Five other equipment packages are available to accommodate towing, off-road work (with sump guard and differential locking), tachograph requirements (for Dailys over 3.5 tonnes) and additional heating systems. Several of the above options, along with radio, Bluetooth and anti-theft systems can also be specified individually.
The 30.5mpg fuel economy on the combined route is surprisingly good for such a heavy chassis, and will be a major help in reducing total life costs. Servicing, which can be carried out at any of the 97 authorised Iveco service points, are set at 25,000 miles.
The Daily comes with a three-year, unlimited mileage warranty, although Iveco usually a number of extended warranty and aftersales packages available.

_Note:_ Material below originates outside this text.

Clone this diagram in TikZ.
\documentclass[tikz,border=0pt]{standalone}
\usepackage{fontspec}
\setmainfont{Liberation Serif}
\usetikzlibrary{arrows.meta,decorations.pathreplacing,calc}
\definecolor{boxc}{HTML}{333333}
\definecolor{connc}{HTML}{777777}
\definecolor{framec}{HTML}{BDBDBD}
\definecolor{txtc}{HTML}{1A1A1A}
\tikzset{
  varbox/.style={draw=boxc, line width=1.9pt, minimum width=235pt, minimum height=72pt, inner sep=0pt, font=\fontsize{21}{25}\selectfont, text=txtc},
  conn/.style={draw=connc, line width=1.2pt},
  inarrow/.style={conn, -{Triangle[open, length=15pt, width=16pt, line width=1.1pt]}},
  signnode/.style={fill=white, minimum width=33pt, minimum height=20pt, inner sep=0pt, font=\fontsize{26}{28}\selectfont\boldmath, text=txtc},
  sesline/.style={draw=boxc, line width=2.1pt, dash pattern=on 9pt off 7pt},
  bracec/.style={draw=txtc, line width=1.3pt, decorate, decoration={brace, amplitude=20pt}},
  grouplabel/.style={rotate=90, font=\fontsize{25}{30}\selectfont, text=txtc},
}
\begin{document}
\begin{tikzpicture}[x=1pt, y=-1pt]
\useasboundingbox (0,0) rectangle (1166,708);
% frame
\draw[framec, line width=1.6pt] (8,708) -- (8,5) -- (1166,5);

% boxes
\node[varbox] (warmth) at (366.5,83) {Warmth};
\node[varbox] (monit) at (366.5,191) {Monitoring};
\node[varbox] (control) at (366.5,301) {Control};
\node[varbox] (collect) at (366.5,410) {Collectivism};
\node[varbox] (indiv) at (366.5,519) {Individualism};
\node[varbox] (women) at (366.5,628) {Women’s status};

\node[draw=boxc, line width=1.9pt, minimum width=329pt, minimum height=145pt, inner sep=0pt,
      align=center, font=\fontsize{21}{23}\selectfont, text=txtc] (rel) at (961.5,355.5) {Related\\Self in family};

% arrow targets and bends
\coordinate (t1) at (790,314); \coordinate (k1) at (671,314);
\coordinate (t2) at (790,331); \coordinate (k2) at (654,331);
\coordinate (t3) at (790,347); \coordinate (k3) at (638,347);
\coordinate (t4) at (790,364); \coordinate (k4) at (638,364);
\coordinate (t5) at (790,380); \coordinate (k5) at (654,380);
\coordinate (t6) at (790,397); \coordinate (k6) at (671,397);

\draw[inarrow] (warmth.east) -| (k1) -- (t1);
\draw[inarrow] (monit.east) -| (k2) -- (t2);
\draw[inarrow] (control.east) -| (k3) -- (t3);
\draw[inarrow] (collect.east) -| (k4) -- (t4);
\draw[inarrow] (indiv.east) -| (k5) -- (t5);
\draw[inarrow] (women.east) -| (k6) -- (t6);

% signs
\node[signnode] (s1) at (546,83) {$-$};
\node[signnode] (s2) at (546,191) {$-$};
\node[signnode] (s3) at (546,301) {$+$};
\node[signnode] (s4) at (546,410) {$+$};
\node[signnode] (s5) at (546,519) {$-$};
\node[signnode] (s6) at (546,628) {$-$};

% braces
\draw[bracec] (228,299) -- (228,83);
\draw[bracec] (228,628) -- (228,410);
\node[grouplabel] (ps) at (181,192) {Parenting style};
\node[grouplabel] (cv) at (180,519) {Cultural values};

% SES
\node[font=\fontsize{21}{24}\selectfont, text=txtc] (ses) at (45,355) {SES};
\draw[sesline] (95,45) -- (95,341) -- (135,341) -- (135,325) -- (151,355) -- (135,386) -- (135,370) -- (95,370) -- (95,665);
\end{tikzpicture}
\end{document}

Iveco continues to make advancements with the Daily, and this latest generation is a sizeable step forwards. The visual improvements give the Daily a more grown-up look that keep it looking fresh among the competition, while the ergonomic changes to the gear stick positioning and bulkhead make the interior a more usable and comfortable space. There’s plenty of enjoyment to be had by the driver, and although its not up to Mercedes-Benz Sprinter levels of dynamics and responsiveness, the Iveco performs admirably at such a size and weight. Economy was let down by the motorway and A-road fuel consumption figures, but when balanced off against the performance in an urban environment, fleets using a van of this scale would be accustomed to the financial pain they impart. There are certainly better 3.5-tonners, but if you operate larger GVW vans, you won’t be left short-changed by populating your fleet with a variety of Dailys for the sake of consistency and familiarity.